The lines to reproduce run from the first one through the line containing "let yTickLabels = [0, 20, 40, 60, 80, 100];". Reproduce them exactly.

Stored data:
## Begin
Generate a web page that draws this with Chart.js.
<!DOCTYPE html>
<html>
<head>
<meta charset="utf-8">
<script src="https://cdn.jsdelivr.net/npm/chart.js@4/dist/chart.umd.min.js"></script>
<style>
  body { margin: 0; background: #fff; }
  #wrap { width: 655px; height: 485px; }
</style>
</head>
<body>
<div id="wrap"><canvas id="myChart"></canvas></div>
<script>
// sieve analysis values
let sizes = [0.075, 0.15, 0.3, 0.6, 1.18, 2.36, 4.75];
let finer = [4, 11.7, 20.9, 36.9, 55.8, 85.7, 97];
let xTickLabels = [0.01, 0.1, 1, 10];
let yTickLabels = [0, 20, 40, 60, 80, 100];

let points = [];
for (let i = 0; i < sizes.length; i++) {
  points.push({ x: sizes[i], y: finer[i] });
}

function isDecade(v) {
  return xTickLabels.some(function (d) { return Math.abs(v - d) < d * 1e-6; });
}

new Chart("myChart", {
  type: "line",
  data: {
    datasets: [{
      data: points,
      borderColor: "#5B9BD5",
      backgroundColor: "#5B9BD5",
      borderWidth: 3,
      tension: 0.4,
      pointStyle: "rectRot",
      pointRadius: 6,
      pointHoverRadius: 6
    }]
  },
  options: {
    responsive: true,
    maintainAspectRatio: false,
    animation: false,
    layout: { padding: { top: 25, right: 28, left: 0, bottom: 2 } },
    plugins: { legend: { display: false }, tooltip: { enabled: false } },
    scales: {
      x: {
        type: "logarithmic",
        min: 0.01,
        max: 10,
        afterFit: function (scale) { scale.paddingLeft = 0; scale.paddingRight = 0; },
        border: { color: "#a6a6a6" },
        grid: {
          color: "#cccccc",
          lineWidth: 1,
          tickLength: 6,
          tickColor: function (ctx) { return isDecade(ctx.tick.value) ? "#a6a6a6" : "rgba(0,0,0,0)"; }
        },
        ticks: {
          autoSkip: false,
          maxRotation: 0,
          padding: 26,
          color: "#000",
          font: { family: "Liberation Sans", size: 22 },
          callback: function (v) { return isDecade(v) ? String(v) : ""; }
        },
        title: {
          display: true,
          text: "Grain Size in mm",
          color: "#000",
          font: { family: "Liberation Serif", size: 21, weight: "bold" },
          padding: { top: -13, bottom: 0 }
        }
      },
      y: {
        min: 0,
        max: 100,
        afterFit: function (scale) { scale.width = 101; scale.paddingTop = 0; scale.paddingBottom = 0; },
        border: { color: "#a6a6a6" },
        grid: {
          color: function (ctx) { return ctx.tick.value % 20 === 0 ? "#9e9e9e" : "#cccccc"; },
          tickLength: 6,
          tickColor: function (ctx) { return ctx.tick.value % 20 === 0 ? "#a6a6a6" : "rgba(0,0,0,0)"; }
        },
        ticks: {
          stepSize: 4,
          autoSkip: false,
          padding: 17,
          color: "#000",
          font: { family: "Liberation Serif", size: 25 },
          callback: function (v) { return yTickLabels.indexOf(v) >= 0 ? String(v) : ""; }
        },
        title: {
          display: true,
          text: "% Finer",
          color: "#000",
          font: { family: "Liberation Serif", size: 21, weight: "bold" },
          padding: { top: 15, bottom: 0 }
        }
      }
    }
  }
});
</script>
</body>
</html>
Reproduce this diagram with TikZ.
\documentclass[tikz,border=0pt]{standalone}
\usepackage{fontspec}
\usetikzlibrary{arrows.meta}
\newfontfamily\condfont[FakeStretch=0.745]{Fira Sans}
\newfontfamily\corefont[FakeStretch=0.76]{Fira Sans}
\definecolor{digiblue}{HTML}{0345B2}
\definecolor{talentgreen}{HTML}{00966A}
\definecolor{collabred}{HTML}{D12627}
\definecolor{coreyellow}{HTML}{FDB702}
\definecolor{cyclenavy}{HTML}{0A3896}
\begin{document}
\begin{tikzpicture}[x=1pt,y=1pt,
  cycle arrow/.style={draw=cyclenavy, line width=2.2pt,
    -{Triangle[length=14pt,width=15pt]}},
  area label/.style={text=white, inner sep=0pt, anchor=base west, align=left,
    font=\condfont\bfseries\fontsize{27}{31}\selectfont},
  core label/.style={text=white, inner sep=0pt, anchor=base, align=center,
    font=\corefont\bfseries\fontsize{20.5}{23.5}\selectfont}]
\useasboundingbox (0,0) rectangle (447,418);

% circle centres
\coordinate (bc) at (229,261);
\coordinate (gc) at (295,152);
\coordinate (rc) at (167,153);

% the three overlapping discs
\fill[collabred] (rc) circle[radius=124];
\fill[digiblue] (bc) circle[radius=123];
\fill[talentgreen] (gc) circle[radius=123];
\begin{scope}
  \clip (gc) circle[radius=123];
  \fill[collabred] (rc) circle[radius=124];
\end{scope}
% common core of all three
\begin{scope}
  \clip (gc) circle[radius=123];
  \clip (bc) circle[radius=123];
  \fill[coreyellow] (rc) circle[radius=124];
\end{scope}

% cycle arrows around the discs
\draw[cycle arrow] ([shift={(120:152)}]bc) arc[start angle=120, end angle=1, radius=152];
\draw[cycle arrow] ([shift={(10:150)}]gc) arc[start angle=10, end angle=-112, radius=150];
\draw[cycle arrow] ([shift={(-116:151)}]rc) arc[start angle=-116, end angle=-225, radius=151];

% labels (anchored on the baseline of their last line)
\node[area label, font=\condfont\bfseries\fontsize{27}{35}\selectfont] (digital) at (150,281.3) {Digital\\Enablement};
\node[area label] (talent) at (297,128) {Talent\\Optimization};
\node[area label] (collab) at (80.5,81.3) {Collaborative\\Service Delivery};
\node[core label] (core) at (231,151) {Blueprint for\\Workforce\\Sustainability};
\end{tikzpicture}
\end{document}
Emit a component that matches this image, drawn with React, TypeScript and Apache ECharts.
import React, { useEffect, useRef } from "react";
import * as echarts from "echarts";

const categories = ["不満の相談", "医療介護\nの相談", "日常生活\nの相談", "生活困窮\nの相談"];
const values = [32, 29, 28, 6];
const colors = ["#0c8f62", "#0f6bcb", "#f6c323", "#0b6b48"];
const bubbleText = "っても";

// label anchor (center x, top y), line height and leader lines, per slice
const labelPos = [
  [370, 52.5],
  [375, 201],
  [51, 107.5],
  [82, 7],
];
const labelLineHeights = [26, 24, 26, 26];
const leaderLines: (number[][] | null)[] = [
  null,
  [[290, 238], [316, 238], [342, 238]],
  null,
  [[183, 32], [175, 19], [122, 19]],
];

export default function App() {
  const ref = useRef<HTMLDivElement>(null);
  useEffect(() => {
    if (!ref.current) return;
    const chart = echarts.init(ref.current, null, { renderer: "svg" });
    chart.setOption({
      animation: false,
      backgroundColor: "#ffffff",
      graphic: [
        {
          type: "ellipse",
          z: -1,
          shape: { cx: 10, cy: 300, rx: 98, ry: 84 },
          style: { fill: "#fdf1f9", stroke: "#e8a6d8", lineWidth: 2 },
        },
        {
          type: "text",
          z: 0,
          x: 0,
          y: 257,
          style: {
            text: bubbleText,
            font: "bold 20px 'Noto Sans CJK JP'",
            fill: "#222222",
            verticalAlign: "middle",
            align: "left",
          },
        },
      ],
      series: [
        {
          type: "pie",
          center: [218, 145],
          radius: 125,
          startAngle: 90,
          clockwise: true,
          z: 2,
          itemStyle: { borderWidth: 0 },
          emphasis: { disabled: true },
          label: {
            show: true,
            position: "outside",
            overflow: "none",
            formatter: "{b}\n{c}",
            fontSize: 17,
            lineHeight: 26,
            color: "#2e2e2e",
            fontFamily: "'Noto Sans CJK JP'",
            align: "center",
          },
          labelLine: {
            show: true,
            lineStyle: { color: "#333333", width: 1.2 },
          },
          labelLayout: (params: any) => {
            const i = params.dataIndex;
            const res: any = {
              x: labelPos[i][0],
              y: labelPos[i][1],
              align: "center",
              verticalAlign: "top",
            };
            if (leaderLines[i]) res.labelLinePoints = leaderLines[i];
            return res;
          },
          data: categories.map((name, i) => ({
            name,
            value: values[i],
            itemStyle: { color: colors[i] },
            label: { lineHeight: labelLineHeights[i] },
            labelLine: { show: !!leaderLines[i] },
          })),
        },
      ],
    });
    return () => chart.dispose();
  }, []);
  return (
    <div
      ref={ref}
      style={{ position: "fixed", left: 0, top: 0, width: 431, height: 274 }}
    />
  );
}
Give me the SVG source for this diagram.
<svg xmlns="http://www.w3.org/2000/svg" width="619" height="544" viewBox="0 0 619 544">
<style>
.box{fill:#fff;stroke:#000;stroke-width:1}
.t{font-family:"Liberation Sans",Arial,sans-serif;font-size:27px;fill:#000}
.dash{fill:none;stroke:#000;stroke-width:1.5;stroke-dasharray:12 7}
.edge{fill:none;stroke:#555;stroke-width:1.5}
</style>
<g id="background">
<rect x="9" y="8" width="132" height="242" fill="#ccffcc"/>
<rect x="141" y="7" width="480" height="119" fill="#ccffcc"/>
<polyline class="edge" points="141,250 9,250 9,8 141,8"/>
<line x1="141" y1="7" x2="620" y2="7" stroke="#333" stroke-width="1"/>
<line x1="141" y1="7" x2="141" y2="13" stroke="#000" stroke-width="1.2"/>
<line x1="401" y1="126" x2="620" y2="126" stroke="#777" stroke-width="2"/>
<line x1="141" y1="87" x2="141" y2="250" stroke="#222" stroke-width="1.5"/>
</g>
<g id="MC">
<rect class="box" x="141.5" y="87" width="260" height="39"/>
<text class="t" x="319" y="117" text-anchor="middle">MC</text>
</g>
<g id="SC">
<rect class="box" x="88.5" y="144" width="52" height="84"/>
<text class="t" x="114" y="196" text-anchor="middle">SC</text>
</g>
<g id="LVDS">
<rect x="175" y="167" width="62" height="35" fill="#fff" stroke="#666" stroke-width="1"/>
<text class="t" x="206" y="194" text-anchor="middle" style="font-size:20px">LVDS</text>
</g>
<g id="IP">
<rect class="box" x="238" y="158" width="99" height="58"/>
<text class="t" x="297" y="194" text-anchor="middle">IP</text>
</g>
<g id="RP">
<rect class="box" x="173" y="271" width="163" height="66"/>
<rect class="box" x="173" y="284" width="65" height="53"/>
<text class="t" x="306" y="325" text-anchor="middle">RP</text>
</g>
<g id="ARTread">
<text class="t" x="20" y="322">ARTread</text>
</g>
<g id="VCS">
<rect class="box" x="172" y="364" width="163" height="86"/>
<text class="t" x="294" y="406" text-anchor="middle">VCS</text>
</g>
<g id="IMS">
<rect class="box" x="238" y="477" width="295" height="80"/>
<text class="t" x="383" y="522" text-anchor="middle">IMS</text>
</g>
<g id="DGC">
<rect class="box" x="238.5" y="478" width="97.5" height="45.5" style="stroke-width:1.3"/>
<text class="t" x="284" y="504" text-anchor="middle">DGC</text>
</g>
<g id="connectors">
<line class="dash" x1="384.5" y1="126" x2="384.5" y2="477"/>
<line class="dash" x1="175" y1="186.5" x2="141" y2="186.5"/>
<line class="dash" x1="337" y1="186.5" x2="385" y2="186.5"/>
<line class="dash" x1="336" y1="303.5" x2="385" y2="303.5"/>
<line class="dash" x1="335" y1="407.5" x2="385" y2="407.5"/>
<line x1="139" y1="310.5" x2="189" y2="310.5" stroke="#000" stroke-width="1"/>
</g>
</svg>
## End
> [Exercise result]
Generate a web page that draws this with Chart.js.
<!DOCTYPE html>
<html>
<head>
<meta charset="utf-8">
<script src="https://cdn.jsdelivr.net/npm/chart.js@4/dist/chart.umd.min.js"></script>
<style>
  body { margin: 0; background: #fff; }
  #wrap { width: 655px; height: 485px; }
</style>
</head>
<body>
<div id="wrap"><canvas id="myChart"></canvas></div>
<script>
// sieve analysis values
let sizes = [0.075, 0.15, 0.3, 0.6, 1.18, 2.36, 4.75];
let finer = [4, 11.7, 20.9, 36.9, 55.8, 85.7, 97];
let xTickLabels = [0.01, 0.1, 1, 10];
let yTickLabels = [0, 20, 40, 60, 80, 100];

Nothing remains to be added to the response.